Close view of entrance to the shrine of the Ayeshvara Temple, Sinnar
Photographer: Cousens, Henry
Medium: Photographic print
Photograph of the entrance to the shrine of the Ayeshvara Temple at Sinnar taken by Henry Cousens in the 1880s-90s. Sinnar is located in Maharashtra, twenty miles south of Nasik. The town is home to a number of temples, most of which were built between the eighth and eleventh centuries, like that shown in this photograph. In the Bombay List of 1897 Henry Cousens wrote, ''The shrine of Aesvara upon the north-west of the town...is the remains of a Chalukyan temple. It consists now of the shrine, but with part of the first storey of the shikara, and eight columns standing out before it in two groups of four each, one behind the other.

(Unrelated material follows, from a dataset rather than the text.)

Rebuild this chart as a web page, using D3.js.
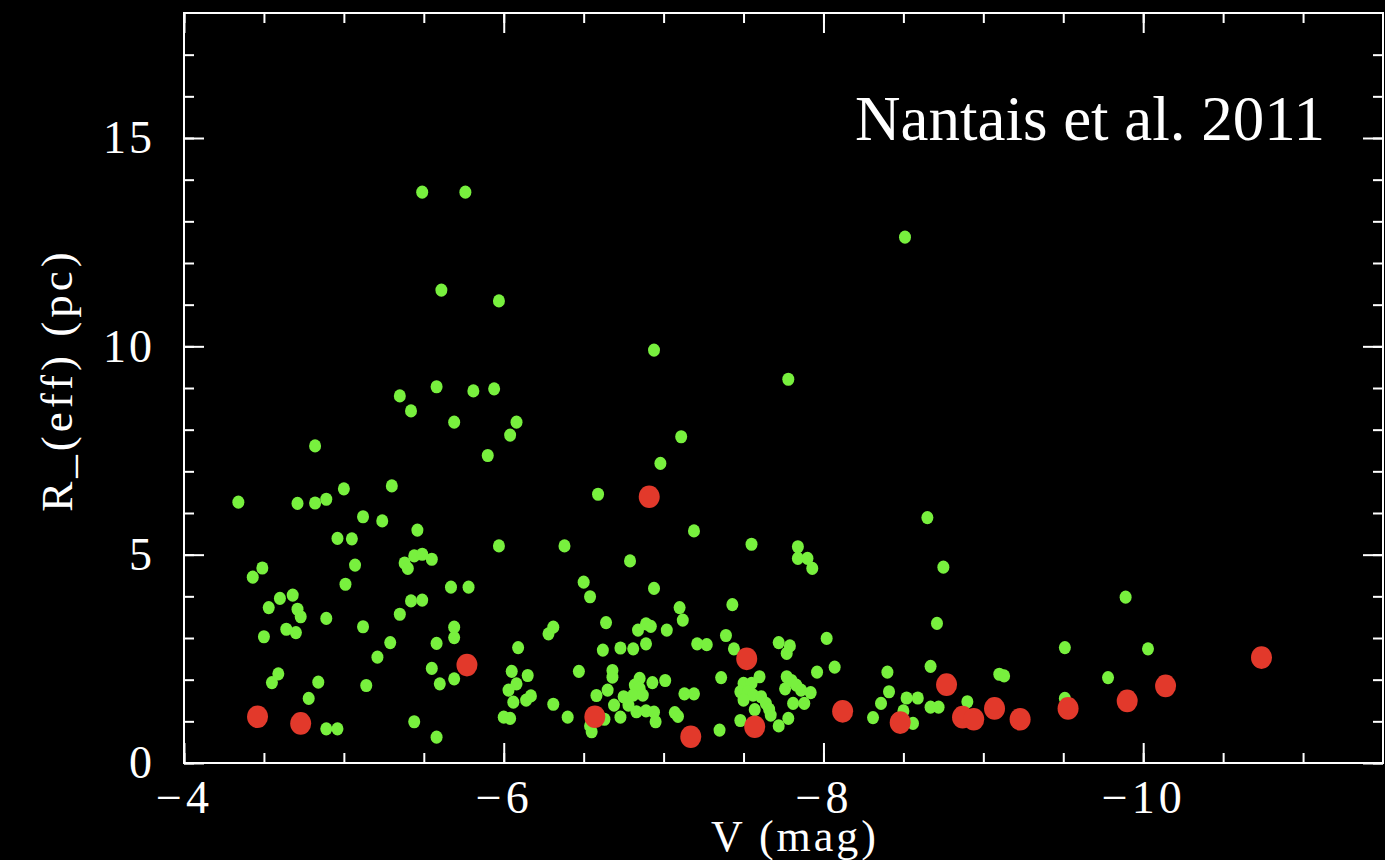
<!DOCTYPE html>
<html>
<head>
<meta charset="utf-8">
<script src="https://cdn.jsdelivr.net/npm/d3@7"></script>
<style>
  html, body { margin: 0; padding: 0; background: #000; }
  svg { display: block; }
</style>
</head>
<body>
<div id="chart"></div>
<script>
// V magnitude vs effective radius
var clusters = [
  [-4.34, 6.26], [-4.71, 6.23], [-4.82, 6.24], [-4.89, 6.33], [-5.00, 6.58], [-5.30, 6.65],
  [-5.12, 5.91], [-5.24, 5.81], [-5.46, 5.59], [-4.96, 5.39], [-5.05, 5.38], [-5.44, 4.97],
  [-5.49, 5.01], [-5.55, 4.89], [-5.07, 4.75], [-5.38, 4.80], [-5.40, 4.67], [-4.49, 4.68],
  [-4.43, 4.46], [-5.01, 4.29], [-5.67, 4.22], [-5.78, 4.22], [-4.60, 3.95], [-4.68, 4.03],
  [-5.42, 3.89], [-5.49, 3.91], [-4.53, 3.73], [-4.71, 3.69], [-4.73, 3.51], [-4.89, 3.47],
  [-5.35, 3.57], [-5.12, 3.27], [-4.64, 3.21], [-4.70, 3.13], [-5.69, 3.26], [-5.69, 3.01],
  [-4.50, 3.03], [-5.29, 2.89], [-5.58, 2.87], [-5.21, 2.54], [-5.55, 2.27], [-4.59, 2.14],
  [-4.55, 1.93], [-4.84, 1.94], [-5.14, 1.86], [-5.60, 1.90], [-5.69, 2.02], [-4.78, 1.55],
  [-4.89, 0.82], [-4.96, 0.82], [-5.44, 0.99], [-5.58, 0.62], [-5.49, 13.70], [-5.76, 13.70],
  [-5.61, 11.35], [-5.97, 11.09], [-5.58, 9.03], [-5.35, 8.81], [-5.81, 8.93], [-5.94, 8.98],
  [-5.42, 8.45], [-5.69, 8.18], [-4.82, 7.61], [-5.90, 7.38], [-8.51, 12.62], [-6.94, 9.91],
  [-7.78, 9.21], [-6.08, 8.18], [-6.04, 7.87], [-7.11, 7.83], [-6.98, 7.19], [-6.59, 6.45],
  [-7.19, 5.57], [-5.97, 5.21], [-6.38, 5.21], [-7.55, 5.25], [-6.79, 4.85], [-6.50, 4.34],
  [-6.54, 3.99], [-6.94, 4.19], [-7.10, 3.73], [-7.12, 3.43], [-7.43, 3.80], [-6.64, 3.37],
  [-6.31, 3.26], [-6.28, 3.10], [-6.84, 3.19], [-6.89, 3.34], [-6.92, 3.28], [-7.02, 3.19],
  [-6.89, 2.86], [-6.09, 2.77], [-6.62, 2.71], [-6.73, 2.76], [-6.81, 2.74], [-7.21, 2.86],
  [-7.27, 2.84], [-7.39, 3.06], [-7.44, 2.74], [-7.72, 2.89], [-7.79, 2.81], [-7.77, 2.63],
  [-6.05, 2.20], [-6.15, 2.10], [-6.08, 1.90], [-6.03, 1.75], [-6.06, 1.46], [-6.14, 1.51],
  [-6.17, 1.61], [-6.47, 2.20], [-6.68, 2.22], [-6.68, 2.06], [-6.65, 1.75], [-6.58, 1.62],
  [-6.31, 1.41], [-6.75, 1.59], [-6.85, 2.03], [-6.82, 1.87], [-6.85, 1.79], [-6.81, 1.63],
  [-6.87, 1.63], [-6.69, 1.39], [-6.78, 1.39], [-6.93, 1.93], [-7.01, 1.98], [-7.13, 1.66],
  [-7.19, 1.66], [-7.36, 2.05], [-7.60, 2.07], [-7.77, 2.07], [-7.80, 1.98], [-7.83, 1.87],
  [-7.50, 1.91], [-7.55, 1.91], [-7.48, 1.71], [-7.53, 1.71], [-7.56, 1.63], [-7.50, 1.51],
  [-7.61, 1.59], [-7.64, 1.43], [-7.66, 1.29], [-7.67, 1.15], [-7.76, 1.78], [-7.81, 1.43],
  [-6.00, 1.10], [-6.04, 1.07], [-6.40, 1.10], [-6.54, 0.89], [-6.55, 0.75], [-6.63, 1.05],
  [-6.73, 1.10], [-6.83, 1.23], [-6.89, 1.25], [-6.94, 1.22], [-6.95, 0.99], [-7.07, 1.21],
  [-7.09, 1.12], [-7.35, 0.79], [-7.48, 1.02], [-7.57, 1.28], [-7.72, 0.89], [-7.78, 1.07],
  [-8.65, 5.89], [-7.84, 5.19], [-7.84, 4.91], [-7.90, 4.91], [-7.93, 4.67], [-8.75, 4.70],
  [-8.71, 3.35], [-8.02, 2.99], [-7.96, 2.18], [-8.07, 2.30], [-8.40, 2.18], [-8.67, 2.32],
  [-9.10, 2.13], [-9.13, 2.09], [-9.51, 2.77], [-8.41, 1.71], [-8.36, 1.43], [-8.52, 1.56],
  [-8.59, 1.56], [-8.67, 1.34], [-8.72, 1.34], [-8.90, 1.47], [-8.31, 1.09], [-8.50, 1.25],
  [-8.56, 0.95], [-9.51, 1.55], [-7.86, 1.75], [-7.92, 1.69], [-7.88, 1.43], [-9.78, 2.05],
  [-9.89, 3.98], [-10.03, 2.74]
];

var highlighted = [
  [-4.46, 1.11], [-4.73, 0.95], [-5.77, 2.35], [-6.57, 1.11], [-6.91, 6.39], [-7.17, 0.63],
  [-7.52, 2.50], [-7.57, 0.87], [-8.12, 1.24], [-8.48, 0.97], [-8.77, 1.88], [-8.87, 1.10],
  [-8.94, 1.05], [-9.07, 1.31], [-9.23, 1.05], [-9.53, 1.31], [-9.90, 1.49], [-10.14, 1.85],
  [-10.74, 2.53]
];

var xDomain = [-4, -11.5];
var yDomain = [0, 18];
var xMajorTicks = [-4, -6, -8, -10];
var yMajorTicks = [0, 5, 10, 15];
var xLabel = 'V (mag)';
var yLabel = 'R_(eff) (pc)';
var title = 'Nantais et al. 2011';

;(function (window, document, undefined) {

  'use strict';

  var W = 1385, H = 860;
  var margin = { top: 13, right: 2, bottom: 97, left: 184 };
  var width = W - margin.left - margin.right;
  var height = H - margin.top - margin.bottom;
  var font = '"Liberation Serif", "DejaVu Serif", serif';

  var svg = d3.select('#chart').append('svg')
    .attr('width', W)
    .attr('height', H)
    .style('background', '#000');

  var g = svg.append('g')
    .attr('transform', 'translate(' + margin.left + ',' + margin.top + ')');

  var x = d3.scaleLinear().domain(xDomain).range([0, width]);
  var y = d3.scaleLinear().domain(yDomain).range([height, 0]);

  var xMinor = d3.range(-4, -11.5, -0.5);
  var yMinor = d3.range(0, 18, 1);

  var fmt = d3.format('d');

  function styleAxis(sel) {
    sel.select('.domain').remove();
    sel.selectAll('line').attr('stroke', '#fff').attr('stroke-width', 2);
    sel.selectAll('text')
      .attr('fill', '#fff')
      .style('font-family', font)
      .style('font-size', '46px');
  }

  // minor ticks on all four sides
  g.append('g').attr('transform', 'translate(0,' + height + ')')
    .call(d3.axisBottom(x).tickValues(xMinor).tickSize(-10).tickFormat(''))
    .call(styleAxis);
  g.append('g')
    .call(d3.axisTop(x).tickValues(xMinor).tickSize(-10).tickFormat(''))
    .call(styleAxis);
  g.append('g')
    .call(d3.axisLeft(y).tickValues(yMinor).tickSize(-10).tickFormat(''))
    .call(styleAxis);
  g.append('g').attr('transform', 'translate(' + width + ',0)')
    .call(d3.axisRight(y).tickValues(yMinor).tickSize(-10).tickFormat(''))
    .call(styleAxis);

  // major ticks, labelled bottom and left
  g.append('g').attr('transform', 'translate(0,' + height + ')')
    .call(d3.axisBottom(x).tickValues(xMajorTicks).tickSizeInner(-20).tickSizeOuter(0)
      .tickPadding(11).tickFormat(fmt))
    .call(styleAxis)
    .call(function (s) { s.selectAll('text').attr('dy', '0.85em').style('letter-spacing', '4px'); });
  g.append('g')
    .call(d3.axisTop(x).tickValues(xMajorTicks).tickSize(-20).tickFormat(''))
    .call(styleAxis);
  g.append('g')
    .call(d3.axisLeft(y).tickValues(yMajorTicks).tickSizeInner(-20).tickSizeOuter(0)
      .tickPadding(29).tickFormat(fmt))
    .call(styleAxis)
    .call(function (s) { s.selectAll('text').style('letter-spacing', '3px'); });
  g.append('g').attr('transform', 'translate(' + width + ',0)')
    .call(d3.axisRight(y).tickValues(yMajorTicks).tickSize(-20).tickFormat(''))
    .call(styleAxis);

  // frame
  g.append('rect')
    .attr('x', 0).attr('y', 0)
    .attr('width', width).attr('height', height)
    .attr('fill', 'none')
    .attr('stroke', '#fff')
    .attr('stroke-width', 2);

  // points
  g.append('g').selectAll('ellipse')
    .data(clusters)
    .enter().append('ellipse')
      .attr('cx', function (d) { return x(d[0]); })
      .attr('cy', function (d) { return y(d[1]); })
      .attr('rx', 6)
      .attr('ry', 6.6)
      .attr('fill', '#78f03e');

  g.append('g').selectAll('ellipse')
    .data(highlighted)
    .enter().append('ellipse')
      .attr('cx', function (d) { return x(d[0]); })
      .attr('cy', function (d) { return y(d[1]); })
      .attr('rx', 10.5)
      .attr('ry', 11.3)
      .attr('fill', '#e2392b');

  // axis titles
  svg.append('text')
    .attr('x', 795)
    .attr('y', 851)
    .attr('text-anchor', 'middle')
    .attr('fill', '#fff')
    .style('font-family', font)
    .style('font-size', '44px')
    .style('letter-spacing', '3px')
    .text(xLabel);

  svg.append('text')
    .attr('transform', 'translate(72,380) rotate(-90)')
    .attr('text-anchor', 'middle')
    .attr('fill', '#fff')
    .style('font-family', font)
    .style('font-size', '45px')
    .style('letter-spacing', '4px')
    .text(yLabel);

  svg.append('text')
    .attr('x', 1325)
    .attr('y', 140)
    .attr('text-anchor', 'end')
    .attr('fill', '#fff')
    .style('font-family', font)
    .style('font-size', '63px')
    .text(title);

})(window, document);
</script>
</body>
</html>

These pillars are polygonal in plan...four being eight-sided and four six-sided with recessed corners...A most superb piece of carving spans the entrance to the antechamber and is one of the finest pieces of chiselled decorative work to be found in any shrine in Western India....Altogether this temple has been a perfect gem, rich in the very best workmanship, the bas-reliefs being exceedingly well carved.'' This view shows the semicircular arch over the entrance of the antechamber. It is composed of three elaborate carved bands rising from the jaws of two makaras, or sea monsters with flowing tails. The central panel represents Shiva dancing the Tandava dance.